INTRODUCTION: Evaluate the risk of cardiac and thromboembolic events among new users of SR and oral BPs without contraindications for SR.
METHODS: We conducted three multi-national, multi-database (Aarhus-Denmark, HSD-Italy, IPCI-Netherlands, SIDIAP-Spain, THIN-UK) case-control studies nested within a cohort of new users of SR/BP. We matched cases of acute myocardial infarction (AMI), venous thromboembolism (VTE), and cardiovascular death (CVDeath), up to 10 controls on gender, year of birth, index date, and country. Conditional logistic regression was used to estimate odds ratios (OR) and 95% confidence intervals (CIs) according to current SR vs current BP use and current vs past SR use, adjusting for potential confounders. Data were pooled using random effects meta-analysis.

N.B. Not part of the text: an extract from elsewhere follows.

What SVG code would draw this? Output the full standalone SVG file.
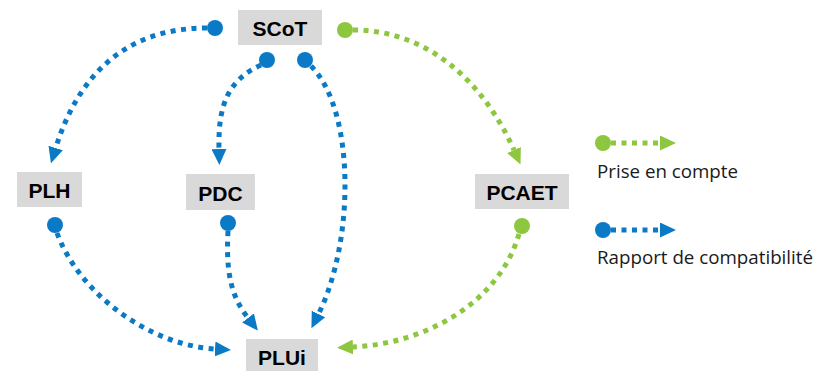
<svg xmlns="http://www.w3.org/2000/svg" width="820" height="371" viewBox="0 0 820 371">
<style>
.box{fill:#D9D9D9}
.lbl{font-family:"Liberation Sans",Arial,sans-serif;font-weight:bold;font-size:21px;fill:#000;text-anchor:middle}
.leg{font-family:"Open Sans","Liberation Sans",sans-serif;font-size:18px;fill:#1a1a1a}
.b{fill:none;stroke:#0B7AC6;stroke-width:5;stroke-dasharray:5 5.5}
.g{fill:none;stroke:#8DC63F;stroke-width:5;stroke-dasharray:5 5.5}
.bd{fill:#0B7AC6}
.gd{fill:#8DC63F}
</style>
<defs>
<marker id="ab" viewBox="0 0 16 15" refX="0" refY="7.5" markerWidth="16" markerHeight="15" markerUnits="userSpaceOnUse" orient="auto"><path d="M0,0 L16,7.5 L0,15 z" fill="#0B7AC6"/></marker>
<marker id="ag" viewBox="0 0 16 15" refX="0" refY="7.5" markerWidth="16" markerHeight="15" markerUnits="userSpaceOnUse" orient="auto"><path d="M0,0 L16,7.5 L0,15 z" fill="#8DC63F"/></marker>
</defs>
<g id="connectors">
<path class="b" d="M207,28 C130,28 80,70 55.7,148" marker-end="url(#ab)"/>
<circle class="bd" cx="215" cy="28" r="8"/>
<path class="b" d="M261,65 C228,80 218,105 219,149" marker-end="url(#ab)"/>
<circle class="bd" cx="267" cy="60" r="8"/>
<path class="b" d="M311,66 C355,110 355,240 318.5,314" marker-end="url(#ab)"/>
<circle class="bd" cx="305" cy="60" r="8"/>
<path class="g" d="M353,30 C430,30 485,85 514,150" marker-end="url(#ag)"/>
<circle class="gd" cx="345" cy="30" r="8"/>
<path class="b" d="M57,233 C80,295 150,345 215,349" marker-end="url(#ab)"/>
<circle class="bd" cx="55" cy="225" r="8"/>
<path class="b" d="M228,231 C226,270 230,295 248,318" marker-end="url(#ab)"/>
<circle class="bd" cx="228" cy="223" r="8"/>
<path class="g" d="M519,234 C500,300 430,343 353,347" marker-end="url(#ag)"/>
<circle class="gd" cx="522" cy="226" r="8"/>
</g>
<g id="SCoT"><rect class="box" x="238" y="10" width="84" height="35"/><text class="lbl" x="280" y="36">SCoT</text></g>
<g id="PLH"><rect class="box" x="17" y="172" width="65" height="35"/><text class="lbl" x="49.5" y="198">PLH</text></g>
<g id="PDC"><rect class="box" x="186" y="174" width="69" height="36"/><text class="lbl" x="220.5" y="201">PDC</text></g>
<g id="PCAET"><rect class="box" x="475" y="174" width="94" height="35"/><text class="lbl" x="522" y="200">PCAET</text></g>
<g id="PLUi"><rect class="box" x="246" y="339" width="72" height="36"/><text class="lbl" x="282" y="365">PLUi</text></g>
<g id="legend">
<path class="g" d="M611,143 L660,143" marker-end="url(#ag)"/>
<circle class="gd" cx="603" cy="143" r="8"/>
<text class="leg" x="597" y="178" textLength="141" lengthAdjust="spacingAndGlyphs">Prise en compte</text>
<path class="b" d="M611,230 L660,230" marker-end="url(#ab)"/>
<circle class="bd" cx="603" cy="230" r="8"/>
<text class="leg" x="597" y="264" textLength="216" lengthAdjust="spacingAndGlyphs">Rapport de compatibilité</text>
</g>
</svg>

RESULTS: No excess risk of AMI (5477 cases/54,674 controls) was found with current SR vs current BP (OR 0.89 (95%CI 0.70, 1.12)) nor with current vs past SR use (0.71(0.56, 0.91)). For VTE (5614 cases/6036 controls), an excess risk was found with current SR compared with current BP use, 1.24 (0.96, 1.61), and current vs past SR use, 1.30 (1.04, 1.62). For CVDeath (3019 cases/29,871 controls), an increased risk was seen with current SR vs current BP use, 1.35 (1.02, 1.80), but not with current vs past SR use (0.68 (0.48, 0.96)).
CONCLUSION: In patients without contraindications for SR, we found no evidence of an increased risk of AMI but a 25-30% excess risk of VTE and a 35% excess risk of CVDeath with current SR vs current BP users. This is despite a reduction in risk in CVDeath with current vs past SR users. The latter disparity could still be partially explained by cessation of preventative therapies in end-of-life or residual confounding by indication.